I hope one day soon red will once again sound like the laughs as you pushed me on the Clifford swing in our backyard, orange will taste of the tart fruit smoothies that would quench our thirst on 90-degree days, and copper will smell like the rusted lucky pennies I would run to show you. I hope that the thought of me won’t cause you endless headaches whose incessant pounding is expected, and you won’t question that you did everything you could. I hope that one day you will be able to live for yourself, and not as the savior for those of us who get stuck in this frigid reality where you seem to be the strongest source of warmth.

I’m sorry. The words that appear eleven times in this. The words I can’t seem to utter when I imagine them causing you to sink even shorter than five foot three; our increasing height difference a “constant reminder of my growing up.” The genuine mother you are, so clear in the pure serenity of your blue eyes. The pale, icy blue of a frozen waterfall that I fear to thaw with those words. I wish I could go back to when we folded together in the tiny white twin bed, me refusing to let you leave at night. Imagining the dreams that pounded against your eyelids as I refused to give in to sleep—waiting to intervene in your attempt at escape with one last hug. An expected routine for us every night, the comforting warmth of the kitchen rug I would curl up on to wait for you, imprinting patterns across my cheeks. I can’t imagine giving up the comfort of my own mattress for that of a thin Dora comforter, something you did for me every night. An easy request for someone who’s already used to being needed, a break from the responsibilities that your kindness created. A caretaker that I should have accepted the care of—we all should’ve.

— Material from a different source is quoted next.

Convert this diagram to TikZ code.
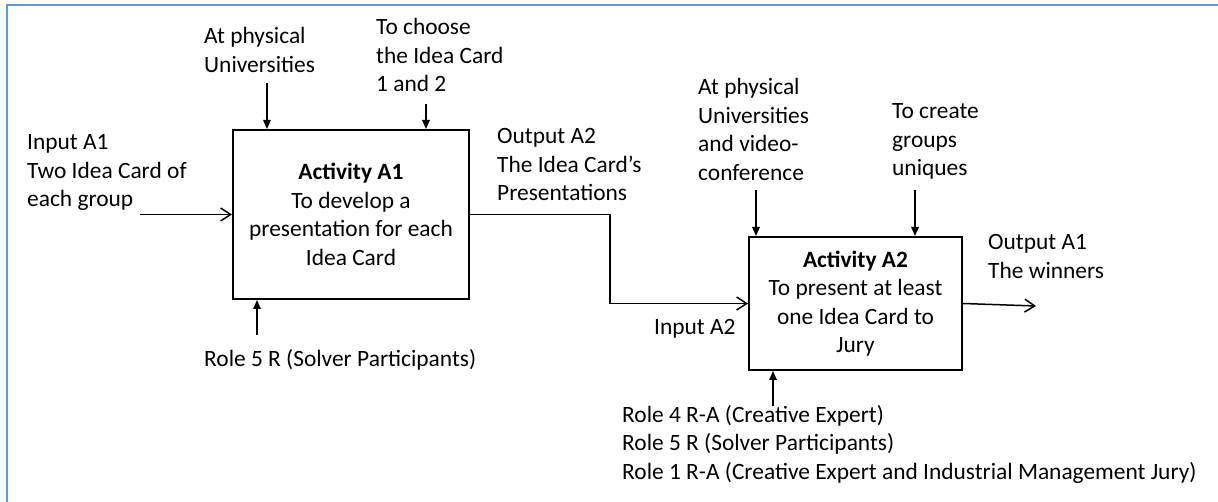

My mom has my sister dye her hair a dark brown, an attempt at recovering her past. The brown of the bark on your favorite weeping willow tree. A dark brown, like the color of my father’s eyes when he would answer my tears with, “You aren’t Cinderella, you have a good life.” Dark brown, like the only shade of eyeshadow able to make me embody an archaeologist, discovering the black of the palette after favored use, the memory of you dragged across my waterline every day. My mom, the one whose warmth feels like the first sip of hot cocoa that doesn’t burn when it slides down your throat. The one who smells like pine after the first snowstorm. The one who feels like the color maroon during fall. The one who I wish I could give my all to—I’m sorry.